By David Murphy
KAUST researchers Dr. Islam Ashry, Dr. Chun Hong Kang and Professor Boon S. Ooi were part of a team that recently won the 2022 International Date Palm Innovative Technology Excellence Prize from the National Center for Palm and Dates (NCPD). The KAUST Photonics Laboratory researchers won the award with their colleagues, Dr. Yousef Alfehaid and Eng. Abdulmonem Alshawaf from the Palms and Dates Center in Al-Ahsa, Ministry of Environment, Water and Agriculture (MEWA).The KAUS-MEWA team was shortlisted as finalists of the prestigious award from a pool of sixty-six initial submissions. They were announced as prize winners during the 3rd International Dates Conference and Exhibition, held from December 7-10, 2022, in Riyadh. The prize comes with a SAR 200,000 reward.
According to the NCPD, the event provided "a unique combination of scientific research and commercial strategy to exchange scientific knowledge and innovative technologies to enhance the safe production and commercialization of these extraordinary super-fruits."
"We are very honored to receive such a prestigious international award. We are grateful to all our colleagues from the Photonics Laboratory and the Palms and Dates Center in Al-Ahsa, who participated in developing, testing and deploying the technology. This recognition motivates us to continue improving, optimizing and advancing this technology to a new level," Ashry said.
First-of-its-kind technology to combat red palm weevil infestations
The 2022 International Date Palm Innovative Technology Excellence Prize recognizes the team's novel fiber-optic distributed acoustic sensor used for the early detection of red palm weevils in date palm trees. Red palm weevil (RPW) infestation has been a long-standing problem affecting palm trees in the Middle East, Southeast Asia, Europe and many other regions globally.
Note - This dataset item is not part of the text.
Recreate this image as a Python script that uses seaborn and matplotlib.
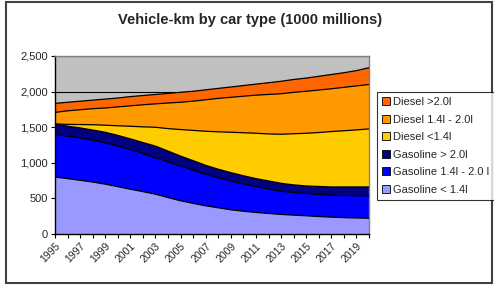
import numpy as np
import pandas as pd
import seaborn as sns
import matplotlib.pyplot as plt
from matplotlib.patches import Patch, Rectangle

# Vehicle-km by car type, 1000 millions
years = list(range(1995, 2021))

gasoline_small = [800, 778, 754, 730, 700, 665, 629, 595, 559, 512, 466, 430, 396,
                  368, 340, 320, 303, 288, 275, 265, 256, 245, 237, 230, 225, 222]
gasoline_mid = [597, 597, 596, 588, 580, 570, 558, 535, 512, 500, 488, 465, 442,
                422, 405, 385, 363, 344, 326, 317, 312, 310, 308, 310, 312, 313]
gasoline_large = [149, 140, 140, 142, 149, 150, 149, 155, 163, 153, 140, 135, 126,
                  120, 117, 113, 112, 113, 111, 108, 107, 113, 116, 121, 124, 126]
diesel_small = [0, 25, 47, 75, 99, 135, 177, 220, 265, 315, 373, 425, 479,
                525, 567, 604, 637, 660, 689, 718, 740, 757, 778, 789, 801, 815]
diesel_mid = [162, 190, 208, 225, 242, 265, 287, 310, 329, 360, 383, 411, 442,
              470, 491, 513, 535, 555, 569, 582, 590, 597, 601, 610, 618, 624]
diesel_large = [127, 120, 120, 120, 125, 125, 130, 130, 132, 135, 140, 139, 140,
                140, 145, 150, 155, 165, 175, 180, 185, 193, 200, 205, 215, 235]

series_names = ["Gasoline < 1.4l", "Gasoline 1.4l - 2.0 l", "Gasoline > 2.0l",
                "Diesel <1.4l", "Diesel 1.4l - 2.0l", "Diesel >2.0l"]
series_values = [gasoline_small, gasoline_mid, gasoline_large,
                 diesel_small, diesel_mid, diesel_large]
colors = ["#9999FF", "#0000FF", "#000080", "#FFCC00", "#FF9900", "#FF6600"]

df = pd.DataFrame(dict(zip(series_names, series_values)), index=years)
cum = df.cumsum(axis=1)

sns.set_style("ticks")
plt.rcParams["font.family"] = ["Liberation Sans", "DejaVu Sans"]

fig = plt.figure(figsize=(4.94, 2.85), dpi=100)
ax = fig.add_axes([55 / 494, 1 - 234 / 285, 314 / 494, 178 / 285])
ax.set_facecolor("#C0C0C0")

ax.stackplot(df.index, [df[c] for c in series_names], colors=colors,
             edgecolor="none", zorder=2)
# black outline along the top of each band
long = cum.reset_index().melt(id_vars="index", var_name="series", value_name="top")
sns.lineplot(data=long, x="index", y="top", units="series", estimator=None,
             color="black", linewidth=0.9, ax=ax, zorder=3, legend=False)

ax.set_xlim(1995, 2020)
ax.set_ylim(0, 2500)
ax.set_yticks(range(0, 2501, 500))
ax.set_yticklabels([f"{v:,}" for v in range(0, 2501, 500)], fontsize=8)
ax.set_xticks(years)
ax.set_xticklabels([str(y) if (y - 1995) % 2 == 0 and y < 2020 else "" for y in years],
                   rotation=45, ha="right", rotation_mode="anchor", fontsize=7.5)
ax.tick_params(axis="both", direction="out", length=3, width=0.8, color="black", pad=2)
ax.set_xlabel("")
ax.set_ylabel("")

ax.yaxis.grid(True, color="black", linewidth=0.8)
ax.set_axisbelow(True)
for side in ["left", "bottom"]:
    ax.spines[side].set_color("black")
    ax.spines[side].set_linewidth(1.0)
for side in ["top", "right"]:
    ax.spines[side].set_visible(True)
    ax.spines[side].set_color("#808080")
    ax.spines[side].set_linewidth(1.0)

fig.text(250 / 494, 1 - 20 / 285, "Vehicle-km by car type (1000 millions)",
         ha="center", va="center", fontsize=10.5, fontweight="bold")

handles = [Patch(facecolor=c, edgecolor="black", linewidth=0.6, label=n)
           for n, c in zip(series_names, colors)][::-1]
leg = fig.legend(handles=handles, loc="upper left",
                 bbox_to_anchor=(377 / 494, 1 - 92 / 285), fontsize=8,
                 frameon=True, fancybox=False, handlelength=0.7, handleheight=0.7,
                 handletextpad=0.3, labelspacing=0.68, borderpad=0.45,
                 borderaxespad=0)
leg.get_frame().set_edgecolor("black")
leg.get_frame().set_linewidth(0.8)

fig.patches.append(Rectangle((6 / 494, 2 / 285), 486 / 494, 281 / 285,
                             transform=fig.transFigure, fill=False,
                             edgecolor="#404040", linewidth=1.5))

fig.savefig("out.png", dpi=100)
Approximately 33 million date palm trees are located throughout the Kingdom, producing about one million tons of dates annually, accounting for about 20% of world production. Across the Middle East region, it is estimated that approximately $8 million is spent every year to mitigate the infested palm trees.
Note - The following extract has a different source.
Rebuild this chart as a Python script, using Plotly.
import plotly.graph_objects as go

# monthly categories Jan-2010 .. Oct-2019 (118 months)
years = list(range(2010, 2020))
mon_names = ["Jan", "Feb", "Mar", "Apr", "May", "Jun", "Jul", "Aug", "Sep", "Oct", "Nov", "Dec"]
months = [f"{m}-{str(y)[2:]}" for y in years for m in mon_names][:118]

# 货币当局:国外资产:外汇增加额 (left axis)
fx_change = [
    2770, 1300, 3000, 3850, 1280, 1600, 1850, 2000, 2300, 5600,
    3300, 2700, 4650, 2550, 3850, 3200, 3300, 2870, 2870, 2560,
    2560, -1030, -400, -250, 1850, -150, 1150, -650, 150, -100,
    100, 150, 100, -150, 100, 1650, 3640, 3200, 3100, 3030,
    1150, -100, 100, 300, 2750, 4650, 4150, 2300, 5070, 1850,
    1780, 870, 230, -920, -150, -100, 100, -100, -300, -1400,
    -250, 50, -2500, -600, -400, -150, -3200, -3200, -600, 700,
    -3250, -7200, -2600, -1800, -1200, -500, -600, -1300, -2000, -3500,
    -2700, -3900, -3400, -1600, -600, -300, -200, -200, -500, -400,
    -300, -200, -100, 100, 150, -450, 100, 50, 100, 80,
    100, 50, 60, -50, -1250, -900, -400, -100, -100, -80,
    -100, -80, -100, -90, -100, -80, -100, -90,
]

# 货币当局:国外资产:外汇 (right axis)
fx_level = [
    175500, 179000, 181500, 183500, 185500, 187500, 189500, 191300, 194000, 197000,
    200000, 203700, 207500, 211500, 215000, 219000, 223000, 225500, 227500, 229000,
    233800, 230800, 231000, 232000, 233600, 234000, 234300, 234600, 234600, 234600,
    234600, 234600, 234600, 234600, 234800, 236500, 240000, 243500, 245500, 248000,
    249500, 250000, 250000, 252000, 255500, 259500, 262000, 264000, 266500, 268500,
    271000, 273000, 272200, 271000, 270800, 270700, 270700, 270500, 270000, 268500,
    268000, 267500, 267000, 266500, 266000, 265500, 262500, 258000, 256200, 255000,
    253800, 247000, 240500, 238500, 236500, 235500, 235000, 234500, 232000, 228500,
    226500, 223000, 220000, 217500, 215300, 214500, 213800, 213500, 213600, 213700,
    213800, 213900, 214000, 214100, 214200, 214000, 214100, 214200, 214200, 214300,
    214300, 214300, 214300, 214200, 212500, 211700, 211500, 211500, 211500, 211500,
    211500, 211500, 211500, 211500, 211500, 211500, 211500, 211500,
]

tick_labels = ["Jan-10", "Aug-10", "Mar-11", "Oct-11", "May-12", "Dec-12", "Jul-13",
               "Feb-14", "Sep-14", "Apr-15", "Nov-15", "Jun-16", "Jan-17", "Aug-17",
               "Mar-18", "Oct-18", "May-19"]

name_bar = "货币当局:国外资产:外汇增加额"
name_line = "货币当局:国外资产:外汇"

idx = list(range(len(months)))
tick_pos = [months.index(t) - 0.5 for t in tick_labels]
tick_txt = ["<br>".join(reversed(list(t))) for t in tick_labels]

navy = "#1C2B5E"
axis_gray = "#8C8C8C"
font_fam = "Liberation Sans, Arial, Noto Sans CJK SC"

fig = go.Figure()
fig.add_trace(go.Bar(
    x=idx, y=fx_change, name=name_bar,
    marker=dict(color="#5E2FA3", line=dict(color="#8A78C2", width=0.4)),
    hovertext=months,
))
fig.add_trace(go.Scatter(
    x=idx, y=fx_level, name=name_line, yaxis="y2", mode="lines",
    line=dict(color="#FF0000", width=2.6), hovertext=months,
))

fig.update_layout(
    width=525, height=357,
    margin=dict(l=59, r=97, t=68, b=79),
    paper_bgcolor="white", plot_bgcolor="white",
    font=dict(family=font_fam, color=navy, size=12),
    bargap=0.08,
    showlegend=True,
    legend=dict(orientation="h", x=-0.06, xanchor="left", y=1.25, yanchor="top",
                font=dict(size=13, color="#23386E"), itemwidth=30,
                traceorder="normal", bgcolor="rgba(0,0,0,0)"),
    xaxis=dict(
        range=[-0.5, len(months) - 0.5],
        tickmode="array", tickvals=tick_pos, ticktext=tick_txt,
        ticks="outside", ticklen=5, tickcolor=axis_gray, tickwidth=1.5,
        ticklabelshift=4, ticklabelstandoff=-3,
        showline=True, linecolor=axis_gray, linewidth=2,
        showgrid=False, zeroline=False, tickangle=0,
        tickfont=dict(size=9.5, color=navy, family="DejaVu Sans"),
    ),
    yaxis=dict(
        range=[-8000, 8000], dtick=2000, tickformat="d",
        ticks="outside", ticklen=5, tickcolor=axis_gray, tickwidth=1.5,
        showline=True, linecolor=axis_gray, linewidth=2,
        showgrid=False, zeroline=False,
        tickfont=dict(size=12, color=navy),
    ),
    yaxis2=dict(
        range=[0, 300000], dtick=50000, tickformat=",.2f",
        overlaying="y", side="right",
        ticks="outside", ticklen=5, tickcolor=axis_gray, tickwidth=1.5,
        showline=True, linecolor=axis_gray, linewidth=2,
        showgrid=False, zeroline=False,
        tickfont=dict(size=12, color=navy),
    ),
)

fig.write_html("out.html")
"Our RPW-detecting technology uses a fiber-optic distributed acoustic sensor. It is the first-of-its-kind and offers a more scalable approach [than] other detection methods, such as microphone probe, computer-based tomography and visual inspection," Ashry explained.
"In our methodology, a single fiber-optic cable can be wound around individual tree trunks. Acoustic signals generated by the weevil larvae inside a trunk can be picked up by the cable and transmitted back to an interrogator system. The collected signals are then analyzed and processed through a machine-learning algorithm to identify each tree's infestation status," Kang added.
A research alignment with in-Kingdom drives
Ashry's research interests include fiber optical sensors, plasmon sensing, fluorescence dynamics, computational electrodynamics, nanomaterials and optical communications. Before joining KAUST, he worked at Virginia Tech's Center for Photonics Technology, developing large-scale, high-sensitivity fiber optic sensing networks.
Kang's research interests include optoelectronics materials and devices, optical sensing and optical wireless communication . He obtained his B.Eng. ('14) and M.Sc. ('17) in Electrical and Electronics Engineering from Universiti Teknologi PETRONAS, Malaysia and a Ph.D. ('21) from KAUST. His current research focuses on developing distributed fiber optical sensors for oil and gas and agricultural sectors.
As part of their efforts to deploy their technology in various in-Kingdom locations, both researchers are working with multiple establishments within the Kingdom, including the Palms and Dates Center in Al-Ahsa, MEWA, NEOM, the Royal Commission for AlUla and the Tabuk Agricultural Development Company. These field deployments aim to validate, improve, and enhance the sensitivity of their sensor systems in large-scale open-air farms.
"Our research efforts align well with the in-Kingdom drives for Saudi Vision 2030 in terms of diversifying the economy, especially for the date palm sector in the Kingdom," Ashry emphasized.
"The date palm is an important fruit crop in Saudi Arabia that currently produces almost 1.5 million tons of dates annually or almost 20% of the global date production. Our technology offers a unique and low-cost solution to protect the large number of date palm trees in the country through early infestation detection. At the same time, it ensures high production efficiency and product quality of local dates," Ooi concluded.